Pure was once known solely as a maker of fine DAB radios, but times are a-changing. In 2012, Pure announced the new Jongo line, which is about bringing wireless and multi-room audio to those who don't fancy forking out for a more expensive Sonos or Teufel setup. The Pure Jongo A140B is a little colourful adapter box that will let you integrate the system into your “dumb” home hi-fi.

Pure Jongo A140B Design

The Pure Jongo A140B is a small, friendly-looking plastic box. It's almost disturbingly light, as it doesn't need to pack-in any form of power amplifier or any speaker drivers. This is a middle man, shaking hands with the Jongo wireless system and your non-wireless hi-fi.

One of the stand-out features of the Pure Jongo A140B is something that doesn't affect how it works. It comes in an array of cute two-tone finishes, including orange, mango yellow and lime green. This will help it to stop becoming another anonymous black box in your home audio setup, although a pure black version is available for style sticklers.

Pure Jongo A140B Wireless

The Jongo system works using your home Wi-Fi network, and is controlled using the free-to-download Pure Connect app. With it, you can control multiple Jongo-series devices. This is the first not to include its own speakers. Last year, Pure unveiled the Pure Jongo S340B, a dinky little battery-powered portable speaker, and at this year's CES, we also saw the Pure Jongo T640 wireless audio dock.

Tie together multiple Jongo boxes and you can create a pretty convincing multi-room setup, as long as all devices are in range of the same Wi-Fi network.

Pure Jongo A140B Features

The Pure Jongo A140B is the first Jongo-series product that should grab the interest of bonafide audio fanatics, though. It lets high-end audio equipment join the Jongo party, and it seems to back up its potential with its own components too.

As it needs to be able to turn a digital signal into an analogue one for non-digital systems, the Pure Jongo A140B features a 24-bit DAC. It outputs analogue stereo audio through a traditional pair of phono plugs – letting it work with positively ancient hi-fi systems.

If your setup is a little more up-to-date, you can bypass this DAC if you prefer. There are two digital audio outputs, an optical and a coaxial. Using these, the Jongo A140B turns into the most basic of nodes in the Jongo system.

Also on the box's rear is a USB slot, there to enable software updates.

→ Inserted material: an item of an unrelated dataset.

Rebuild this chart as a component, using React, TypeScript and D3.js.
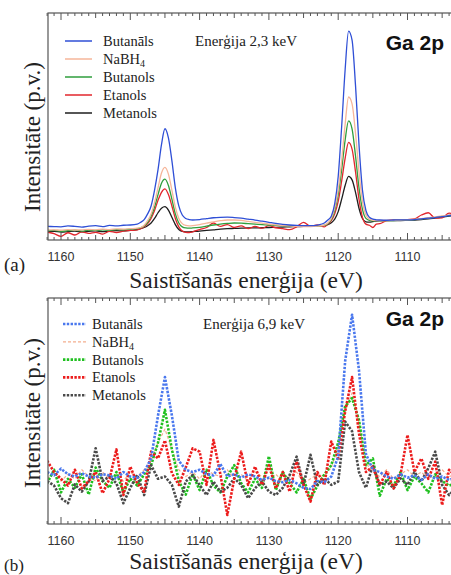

The Pure Jongo A140B will go on sale later this year for £99.99. What do you think – does Jongo offer an attractive replacement for a Sonos system?


January 7, 2013, 4:32 pm

how is it different or better than Applet TV or Apple AirPort Express?

Ian Howat

January 7, 2013, 7:14 pm

For people who don't use apple it is significantly different.!

Wayne Jones

January 8, 2013, 12:09 am

It's more expensive than Apple's airport express solution. What more does it offer? Can I change what music is playing in a specific room using my phone, like I can at the moment?

Wayne Jones

January 8, 2013, 12:16 am

Airport express is fully compatible with mswindows :-)


January 8, 2013, 10:17 am

This is a multi room solution like SONUS.

David Zimmermann

January 8, 2013, 12:12 pm

Only advantage over airplay is that is has a digital out. its more expensive and still relies on a third party app. airplay just works is cheap and with the addition of airfoil on a pc can play from anything on your computer. The only limitations are not bieng able to stream from an android device and not bieng able to stream to multiple speakers from an idevice.